清水勲『年表 日本漫画史』
(07年/臨川書店/2,200円税別)
これ一冊で日本の漫画史がわかる
世界中どこでもマンガとアニメは深い関係があるが、特に日本ではそれが顕著である。多様な日本のアニメは豊富なマンガ原作がその質量を裏付けているのである。
本著はこれまで80冊余りの著書がある漫画研究家の清水氏の集大成ともいえる本。この一冊があれば鳥獣戯画からはじまる日本の漫画史は網羅できるであろう。

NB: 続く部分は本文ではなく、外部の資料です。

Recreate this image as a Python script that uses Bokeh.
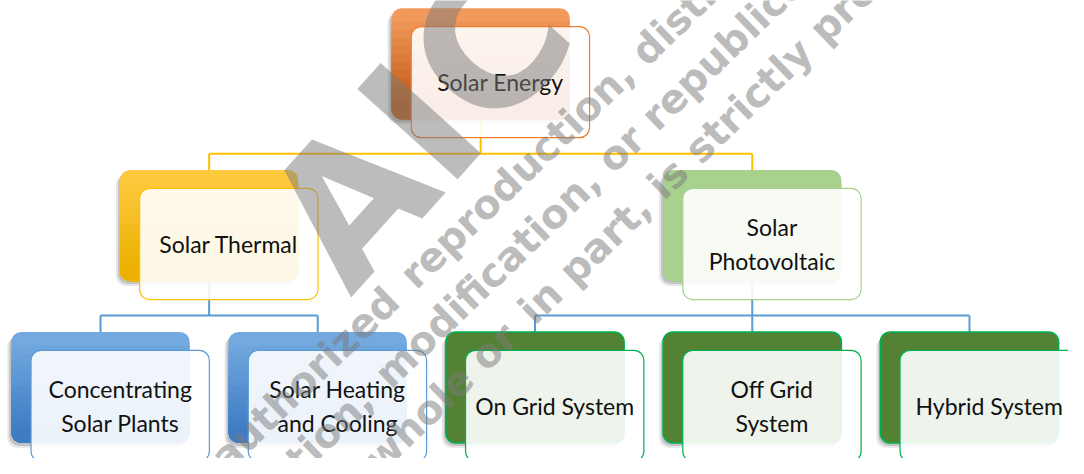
import math
from bokeh.plotting import figure
from bokeh.models import Range1d
from bokeh.core.properties import value
from bokeh.embed import file_html
from bokeh.resources import INLINE

# ---------------- data ----------------
labels = ["Solar Energy", "Solar Thermal", "Solar\nPhotovoltaic",
          "Concentrating\nSolar Plants", "Solar Heating\nand Cooling",
          "On Grid System", "Off Grid\nSystem", "Hybrid System"]
parents = [None, 0, 0, 1, 1, 2, 2, 2]
levels = [0, 1, 1, 2, 2, 2, 2, 2]
back_top = ["#F29A5C", "#FFC93F", "#A9D18E", "#74A9DF", "#74A9DF", "#548235", "#548235", "#548235"]
back_bottom = ["#BF5712", "#EBB000", "#A9D18E", "#3E7CC4", "#3E7CC4", "#548235", "#548235", "#548235"]
back_edge = [None, None, None, None, None, "#00B050", "#00B050", "#00B050"]
front_edge = ["#ED7D31", "#FFC000", "#A9D18E", "#5B9BD5", "#5B9BD5", "#00B050", "#00B050", "#00B050"]
connector_colors = ["#FFC000", "#5B9BD5"]   # by parent level
watermark_big = "AIC"
# each watermark line: (text before the anchor, text after the anchor)
watermark_lines = [("Unauthorized ", "reproduction, distribution,"),
                   ("distribution, ", "modification, or republication,"),
                   ("in whole or ", "in part, is strictly prohibited.")]

# ---------------- layout (reference pixel space 1084 x 474) ----------------
W, H = 181, 115
SLOT = 220.5
X0, Y0 = 11, 8
LEVEL_DY = 167.5
OFFX, OFFY = 20, 19
RADIUS = 10

n = len(labels)
children = {i: [j for j, p in enumerate(parents) if p == i] for i in range(n)}
leaves = [i for i in range(n) if not children[i]]
left = {}
for k, leaf in enumerate(leaves):
    left[leaf] = X0 + k * SLOT
for i in reversed(range(n)):
    if children[i]:
        left[i] = sum(left[c] for c in children[i]) / len(children[i])
top = {i: Y0 + levels[i] * LEVEL_DY for i in range(n)}

def Y(sy):
    return -sy

def hex2rgb(h):
    h = h.lstrip("#")
    return tuple(int(h[k:k + 2], 16) for k in (0, 2, 4))

def mix(a, b, t):
    ra, rb = hex2rgb(a), hex2rgb(b)
    return "#%02x%02x%02x" % tuple(round(ra[k] + (rb[k] - ra[k]) * t) for k in range(3))

p = figure(width=1068, height=458, output_backend="svg", toolbar_location=None,
           x_range=Range1d(0, 1084), y_range=Range1d(-474, 0),
           min_border=0, outline_line_color=None, background_fill_color="white")
p.axis.visible = False
p.grid.visible = False

# connectors
for i in range(n):
    if not children[i]:
        continue
    col = connector_colors[levels[i]]
    pcx = left[i] + W / 2
    ctop = top[children[i][0]]
    midy = ctop - 17
    cxs = [left[c] + W / 2 for c in children[i]]
    xs = [[pcx, pcx], [min(cxs), max(cxs)]] + [[cx, cx] for cx in cxs]
    ys = [[Y(top[i] + H), Y(midy)], [Y(midy), Y(midy)]] + [[Y(midy), Y(ctop)] for _ in cxs]
    p.multi_line(xs, ys, line_color=col, line_width=2)

# shadows
for (dx, dy, a) in [(-4, 5, 0.10), (-2, 3, 0.15)]:
    p.quad(left=[left[i] + dx for i in range(n)], right=[left[i] + W + dx for i in range(n)],
           top=[Y(top[i] + dy) for i in range(n)], bottom=[Y(top[i] + H + dy) for i in range(n)],
           fill_color="black", fill_alpha=a, line_color=None, border_radius=RADIUS)

# back boxes with vertical gradient
NL = 12
for i in range(n):
    L, T = left[i], top[i]
    p.quad(left=[L], right=[L + W], top=[Y(T)], bottom=[Y(T + H)],
           fill_color=back_top[i], line_color=None, border_radius=RADIUS)
    ls, rs, ts, bs, cs = [], [], [], [], []
    for k in range(1, NL):
        t = k / (NL - 1)
        ls.append(L); rs.append(L + W)
        ts.append(Y(T + 14 + (H - 24) * (k - 1) / (NL - 1))); bs.append(Y(T + H))
        cs.append(mix(back_top[i], back_bottom[i], t))
    p.quad(left=ls, right=rs, top=ts, bottom=bs, fill_color=cs, line_color=None,
           border_radius=(0, 0, RADIUS, RADIUS))
    if back_edge[i]:
        p.quad(left=[L], right=[L + W], top=[Y(T)], bottom=[Y(T + H)],
               fill_color=None, line_color=back_edge[i], line_width=1.5, border_radius=RADIUS)

# front boxes
p.quad(left=[left[i] + OFFX for i in range(n)], right=[left[i] + OFFX + W for i in range(n)],
       top=[Y(top[i] + OFFY) for i in range(n)], bottom=[Y(top[i] + OFFY + H) for i in range(n)],
       fill_color="white", fill_alpha=0.9, line_color=front_edge, line_width=1.2,
       border_radius=RADIUS)

# labels
p.text(x=[left[i] + OFFX + W / 2 for i in range(n)],
       y=[Y(top[i] + OFFY + H / 2) for i in range(n)], text=labels,
       text_align="center", text_baseline="middle", text_font=value("Lato"),
       text_font_size="23px", text_color="#111111", text_line_height=1.2)

# watermark
ang = math.radians(44)
d = (math.cos(ang), -math.sin(ang))
nrm = (math.sin(ang), math.cos(ang))
def uv(u, v):
    return (u * d[0] + v * nrm[0], u * d[1] + v * nrm[1])
anchors_u = [95, 5, 156]
lines_v = [495, 551, 605]
wm = dict(angle=ang, text_baseline="middle", text_font=value("DejaVu Sans"),
          text_font_style="bold", text_font_size="40px", text_color="#7a7a7a", text_alpha=0.5)
pre_pts = [uv(u - 6, v) for u, v in zip(anchors_u, lines_v)]
post_pts = [uv(u, v) for u, v in zip(anchors_u, lines_v)]
p.text(x=[q[0] for q in pre_pts], y=[Y(q[1]) for q in pre_pts],
       text=[a for a, b in watermark_lines], text_align="right", **wm)
p.text(x=[q[0] for q in post_pts], y=[Y(q[1]) for q in post_pts],
       text=[b for a, b in watermark_lines], text_align="left", **wm)
p.text(x=[425], y=[Y(130)], text=[watermark_big], angle=math.radians(48), text_align="center",
       text_baseline="middle", text_font=value("DejaVu Sans"), text_font_style="bold",
       text_font_size="185px", text_color="#7a7a7a", text_alpha=0.5)

open("out.html", "w").write(file_html(p, INLINE))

本書は京都にある古典や専門書を特異とする臨川(りんせん)書店から発刊された「ビジュアル文化シリーズ」の一冊である。そう聞くと何やら難しい漢字がするが全然そんなことはない。
その訳は非常に明快なレイアウトにある。右側ページにテーマが書かれており、左側がそれに対応する年表となっている。テーマが次のページに繰り越さない見開き完結スタイルなのでコラムを読む感じでテンポよく読み進めることが出来る。
漫画関連書籍や漫画賞受賞者一覧などの資料も豊富である。また漫画家の生年も書いてあり私の生まれた年(昭和29年)を見たら大友克洋しかいなかった。昭和35年生まれは荒木飛呂彦、岩明均、浦沢尚樹、岡野玲子、山本直樹など8名もいる。秋本治しかいない昭和27年と並んで漫画家不作の年のようである。

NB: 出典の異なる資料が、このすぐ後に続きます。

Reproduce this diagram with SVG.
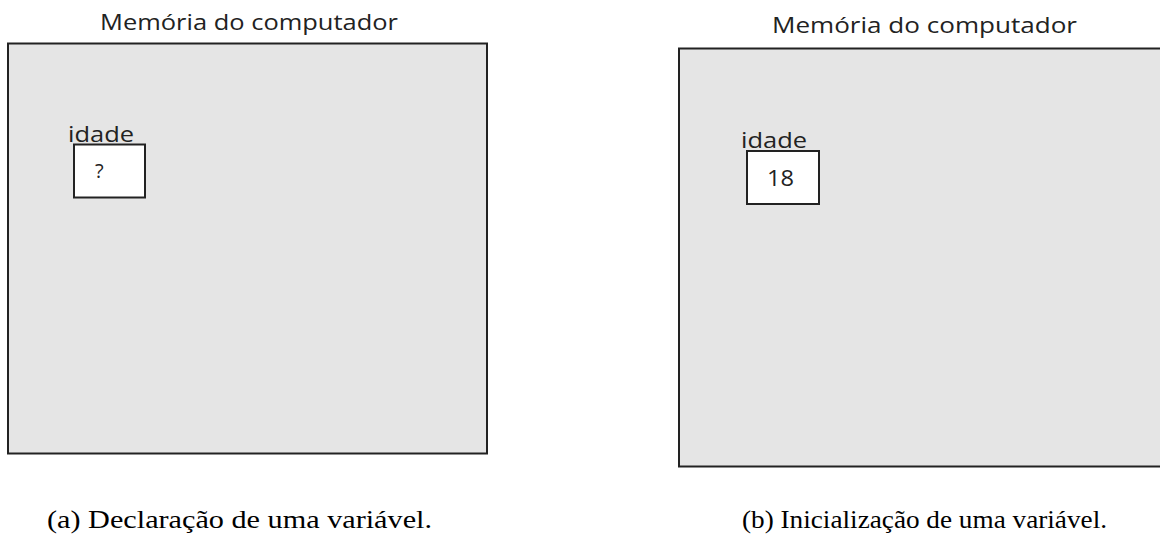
<svg xmlns="http://www.w3.org/2000/svg" width="1160" height="541" viewBox="0 0 1160 541">
<style>
.mem{fill:#e5e5e5;stroke:#222;stroke-width:2}
.cell{fill:#fff;stroke:#222;stroke-width:2}
.t{font-family:"Open Sans","Noto Sans",sans-serif;fill:#222}
.cap{font-family:"Liberation Serif","DejaVu Serif",serif;font-size:25px;fill:#000}
</style>
<rect width="1160" height="541" fill="#fff"/>
<g id="memA">
<text class="t" x="100" y="30" font-size="22" textLength="298" lengthAdjust="spacingAndGlyphs">Memória do computador</text>
<rect class="mem" x="8" y="43.5" width="479" height="410"/>
</g>
<g id="cellA">
<text class="t" x="68" y="142" font-size="21" textLength="66" lengthAdjust="spacingAndGlyphs">idade</text>
<rect class="cell" x="74" y="144.5" width="71" height="53"/>
<text class="t" x="95" y="178" font-size="20">?</text>
</g>
<g id="memB">
<text class="t" x="772" y="33" font-size="22" textLength="305" lengthAdjust="spacingAndGlyphs">Memória do computador</text>
<rect class="mem" x="679" y="48.5" width="500" height="418"/>
</g>
<g id="cellB">
<text class="t" x="741" y="148" font-size="21" textLength="66" lengthAdjust="spacingAndGlyphs">idade</text>
<rect class="cell" x="747" y="151" width="72" height="53"/>
<text class="t" x="767" y="186" font-size="21" textLength="27" lengthAdjust="spacingAndGlyphs">18</text>
</g>
<g id="connectors"></g>
<text class="cap" x="47" y="528" textLength="385" lengthAdjust="spacingAndGlyphs">(a) Declaração de uma variável.</text>
<text class="cap" x="742" y="528" textLength="365" lengthAdjust="spacingAndGlyphs">(b) Inicialização de uma variável.</text>
</svg>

日本の漫画・マンガ史資料の決定版であり手許に置いて損はない一冊である。
余談だが同じ「ビジュアル文化シリーズ」として出た『差別と向き合うマンガたち』が手に入らない。アマゾンで見るとどうも在庫切れのようである。もしそうならこの種の出版としては異例の売れ行きである(失礼)。あるいは何かタブーにでも触れてしまったのであろうか。憶測を呼ぶところである。
*漫画とマンガの違い。人によって異なるが手塚治虫以前を漫画、以降をマンガとする場合が多い。